> _Task inputs_
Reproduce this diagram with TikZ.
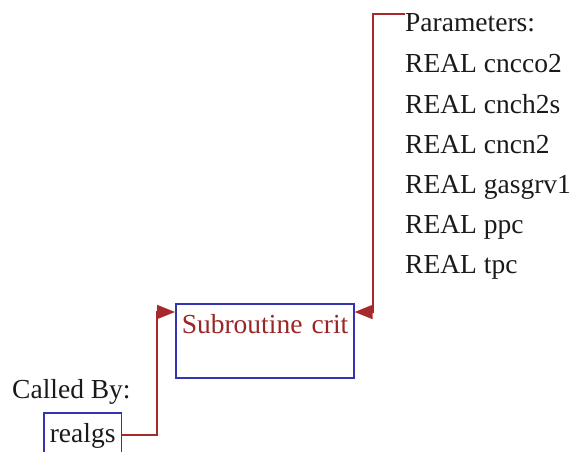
\documentclass[tikz,border=0pt]{standalone}
\usepackage{fontspec}
\setmainfont{Liberation Serif}
\usepackage{xcolor}
\usepackage{tikz}
\usetikzlibrary{arrows.meta, calc}
\definecolor{wire}{HTML}{A8292B}
\definecolor{frame}{HTML}{3434B0}
\definecolor{subtxt}{HTML}{9A2626}
\definecolor{ink}{HTML}{1A1A1A}

\begin{document}
\begin{tikzpicture}[x=1pt, y=-1pt,
    every node/.style={font=\fontsize{27.5}{33}\selectfont, text=ink, inner sep=0pt},
    subbox/.style={draw=frame, line width=1.6pt, anchor=north west, align=left,
                   inner xsep=6pt, inner ysep=0pt, text height=30pt},
    call/.style={wire, line width=1.8pt, -{Triangle[length=18pt, width=14pt]}}]
  \useasboundingbox (0,0) rectangle (573,452);
  \clip (0,0) rectangle (573,452);
  % the routine and its caller
  \node[subbox, text=subtxt, text width=166pt, text depth=44pt] (crit) at (175,303) {\mbox{Subroutine crit}};
  \node[anchor=base west] (calledby) at (12,398) {Called By:};
  \node[subbox, text depth=14pt] (realgs) at (43,412) {realgs};
  % parameter list, one line every 40px
  \node[anchor=base west] (params) at (405,32) {Parameters:};
  \foreach \nm [count=\i] in {cncco2, cnch2s, cncn2, gasgrv1, ppc, tpc}{
    \node[anchor=base west] (par\i) at (405,{33+40*\i}) {REAL \nm};
  }
  \draw[call] (realgs.east) -- ++(35,0) |- ([yshift=-9pt]crit.north west);
  \draw[call] (params.north west) -- ++(-32,0) |- ([yshift=-9pt]crit.north east);
\end{tikzpicture}
\end{document}
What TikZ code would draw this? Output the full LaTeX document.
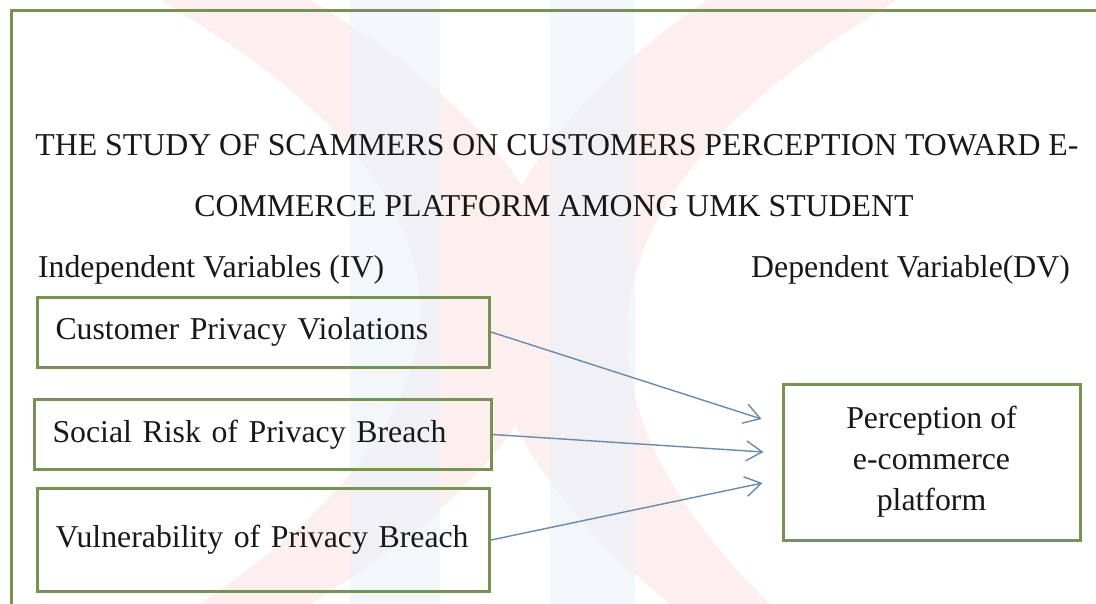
\documentclass[tikz,border=0pt]{standalone}
\usepackage{fontspec}
\setmainfont{Liberation Serif}
\usetikzlibrary{positioning,arrows.meta,calc}

\definecolor{framegreen}{RGB}{118,146,84}
\definecolor{linkblue}{RGB}{104,138,172}
\definecolor{markpink}{RGB}{253,239,238}
\definecolor{markblue}{RGB}{236,243,248}
\definecolor{inkgray}{RGB}{24,24,24}

\begin{document}
\begin{tikzpicture}[
    x=0.5pt, y=-0.5pt,
    font=\fontsize{15.9}{20}\selectfont,
    text=inkgray,
    ivbox/.style={
        draw=framegreen,
        line width=1.5pt,
        anchor=west,
        text width=208pt,
        inner xsep=9pt,
        minimum height=35pt,
        align=left
    },
    dvbox/.style={
        draw=framegreen,
        line width=1.5pt,
        minimum width=148.5pt,
        minimum height=78pt,
        align=center
    },
    link/.style={-{Straight Barb[length=8pt, width=10pt]}, draw=linkblue, line width=0.7pt},
    heading/.style={anchor=base}
]
\useasboundingbox (0,0) rectangle (1096,604);
\clip (0,0) rectangle (1096,604);

% faint logo behind everything: two arcs and two bars
\fill[markpink] (160,0) .. controls (500,200) and (500,400) .. (200,604)
    -- (310,604) .. controls (640,400) and (640,200) .. (310,0) -- cycle;
\fill[markpink] (707,0) .. controls (420,200) and (420,400) .. (670,604)
    -- (770,604) .. controls (562,400) and (562,200) .. (897,0) -- cycle;
\fill[markblue, opacity=0.7] (350,0) rectangle (440,604);
\fill[markblue, opacity=0.7] (550,0) rectangle (635,604);

% outer frame (runs off the page)
\draw[framegreen, line width=1.5pt] (1110,11) -| (11,620);

% ------------------------------------------------------------
% headings
% ------------------------------------------------------------
\node[heading] (title1) at (557,156) {THE STUDY OF SCAMMERS ON CUSTOMERS PERCEPTION TOWARD E-};
\node[heading] (title2) at (554,217) {COMMERCE PLATFORM AMONG UMK STUDENT};
\node[heading, anchor=base west] (ivlab) at (31,277) {Independent Variables (IV)};
\node[heading, anchor=base east] (dvlab) at (1077,277) {Dependent Variable(DV)};

% ------------------------------------------------------------
% variables
% ------------------------------------------------------------
\node[ivbox] (privacy)  at (36,332)   {Customer Privacy Violations};
\node[ivbox, text width=210.5pt] (social) at (33,434.5) {Social Risk of Privacy Breach};
\node[ivbox, minimum height=51.5pt] (vulner) at (36,540) {Vulnerability of Privacy Breach};

\node[dvbox, font=\fontsize{15.9}{20.5}\selectfont] (percep) at (931.5,462)
    {Perception of\\e-commerce\\platform};

% arrow ends stop short of the box
\coordinate (tip1) at ($(percep.west)+(-20,-43)$);
\coordinate (tip2) at ($(percep.west)+(-18,-10)$);
\coordinate (tip3) at ($(percep.west)+(-19,21)$);

\draw[link] (privacy.east) -- (tip1);
\draw[link] (social.east)  -- (tip2);
\draw[link] (vulner.east)  -- (tip3);

\end{tikzpicture}
\end{document}
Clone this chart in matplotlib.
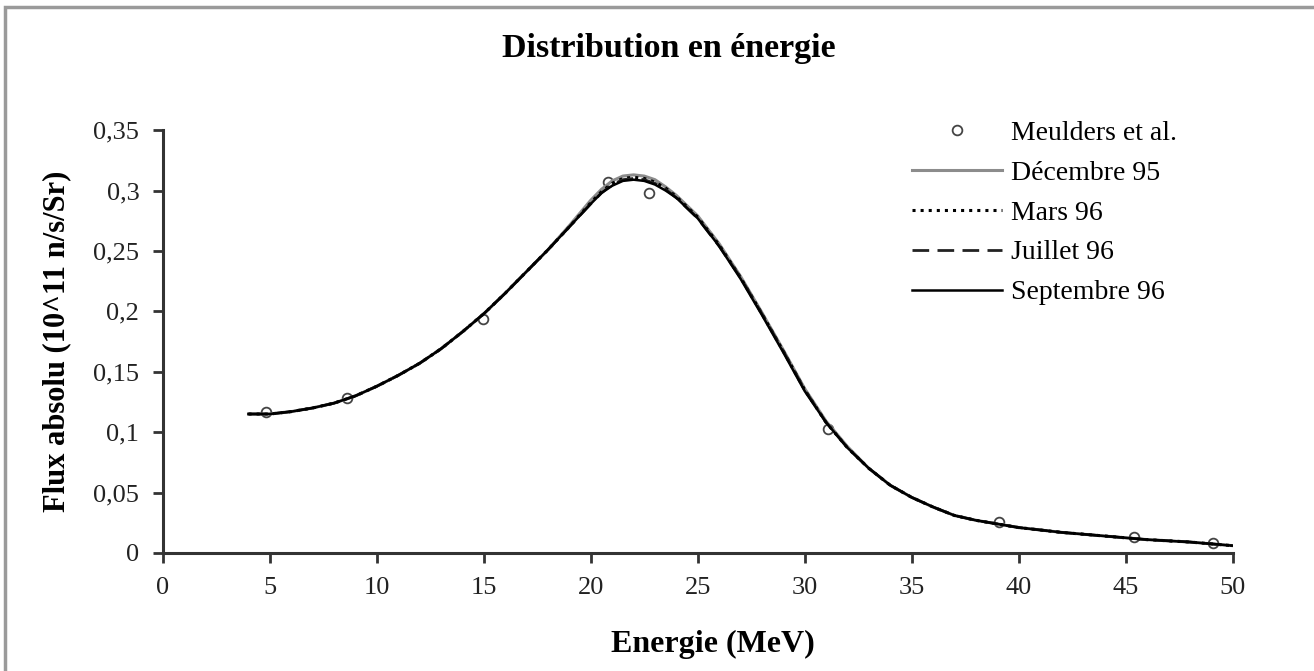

> _What you will do_
Omit the pictures and give the material again, exactly and in full.

> _Finished answer_
Reproduce this diagram with TikZ.
\documentclass[tikz,border=0pt]{standalone}
\usepackage{fontspec}
\setmainfont{Liberation Serif}
\usepackage{xcolor}
\usepackage{tikz}
\usetikzlibrary{arrows.meta, calc}
\definecolor{wire}{HTML}{A8292B}
\definecolor{frame}{HTML}{3434B0}
\definecolor{subtxt}{HTML}{9A2626}
\definecolor{ink}{HTML}{1A1A1A}

\begin{document}
\begin{tikzpicture}[x=1pt, y=-1pt,
    every node/.style={font=\fontsize{27.5}{33}\selectfont, text=ink, inner sep=0pt},
    subbox/.style={draw=frame, line width=1.6pt, anchor=north west, align=left,
                   inner xsep=6pt, inner ysep=0pt, text height=30pt},
    call/.style={wire, line width=1.8pt, -{Triangle[length=18pt, width=14pt]}}]
  \useasboundingbox (0,0) rectangle (573,452);
  \clip (0,0) rectangle (573,452);
  % the routine and its caller
  \node[subbox, text=subtxt, text width=166pt, text depth=44pt] (crit) at (175,303) {\mbox{Subroutine crit}};
  \node[anchor=base west] (calledby) at (12,398) {Called By:};
  \node[subbox, text depth=14pt] (realgs) at (43,412) {realgs};
  % parameter list, one line every 40px
  \node[anchor=base west] (params) at (405,32) {Parameters:};
  \foreach \nm [count=\i] in {cncco2, cnch2s, cncn2, gasgrv1, ppc, tpc}{
    \node[anchor=base west] (par\i) at (405,{33+40*\i}) {REAL \nm};
  }
  \draw[call] (realgs.east) -- ++(35,0) |- ([yshift=-9pt]crit.north west);
  \draw[call] (params.north west) -- ++(-32,0) |- ([yshift=-9pt]crit.north east);
\end{tikzpicture}
\end{document}
What TikZ code would draw this? Output the full LaTeX document.
\documentclass[tikz,border=0pt]{standalone}
\usepackage{fontspec}
\setmainfont{Liberation Serif}
\usetikzlibrary{positioning,arrows.meta,calc}

\definecolor{framegreen}{RGB}{118,146,84}
\definecolor{linkblue}{RGB}{104,138,172}
\definecolor{markpink}{RGB}{253,239,238}
\definecolor{markblue}{RGB}{236,243,248}
\definecolor{inkgray}{RGB}{24,24,24}

\begin{document}
\begin{tikzpicture}[
    x=0.5pt, y=-0.5pt,
    font=\fontsize{15.9}{20}\selectfont,
    text=inkgray,
    ivbox/.style={
        draw=framegreen,
        line width=1.5pt,
        anchor=west,
        text width=208pt,
        inner xsep=9pt,
        minimum height=35pt,
        align=left
    },
    dvbox/.style={
        draw=framegreen,
        line width=1.5pt,
        minimum width=148.5pt,
        minimum height=78pt,
        align=center
    },
    link/.style={-{Straight Barb[length=8pt, width=10pt]}, draw=linkblue, line width=0.7pt},
    heading/.style={anchor=base}
]
\useasboundingbox (0,0) rectangle (1096,604);
\clip (0,0) rectangle (1096,604);

% faint logo behind everything: two arcs and two bars
\fill[markpink] (160,0) .. controls (500,200) and (500,400) .. (200,604)
    -- (310,604) .. controls (640,400) and (640,200) .. (310,0) -- cycle;
\fill[markpink] (707,0) .. controls (420,200) and (420,400) .. (670,604)
    -- (770,604) .. controls (562,400) and (562,200) .. (897,0) -- cycle;
\fill[markblue, opacity=0.7] (350,0) rectangle (440,604);
\fill[markblue, opacity=0.7] (550,0) rectangle (635,604);

% outer frame (runs off the page)
\draw[framegreen, line width=1.5pt] (1110,11) -| (11,620);

% ------------------------------------------------------------
% headings
% ------------------------------------------------------------
\node[heading] (title1) at (557,156) {THE STUDY OF SCAMMERS ON CUSTOMERS PERCEPTION TOWARD E-};
\node[heading] (title2) at (554,217) {COMMERCE PLATFORM AMONG UMK STUDENT};
\node[heading, anchor=base west] (ivlab) at (31,277) {Independent Variables (IV)};
\node[heading, anchor=base east] (dvlab) at (1077,277) {Dependent Variable(DV)};

% ------------------------------------------------------------
% variables
% ------------------------------------------------------------
\node[ivbox] (privacy)  at (36,332)   {Customer Privacy Violations};
\node[ivbox, text width=210.5pt] (social) at (33,434.5) {Social Risk of Privacy Breach};
\node[ivbox, minimum height=51.5pt] (vulner) at (36,540) {Vulnerability of Privacy Breach};

\node[dvbox, font=\fontsize{15.9}{20.5}\selectfont] (percep) at (931.5,462)
    {Perception of\\e-commerce\\platform};

% arrow ends stop short of the box
\coordinate (tip1) at ($(percep.west)+(-20,-43)$);
\coordinate (tip2) at ($(percep.west)+(-18,-10)$);
\coordinate (tip3) at ($(percep.west)+(-19,21)$);

\draw[link] (privacy.east) -- (tip1);
\draw[link] (social.east)  -- (tip2);
\draw[link] (vulner.east)  -- (tip3);

\end{tikzpicture}
\end{document}
Clone this chart in matplotlib.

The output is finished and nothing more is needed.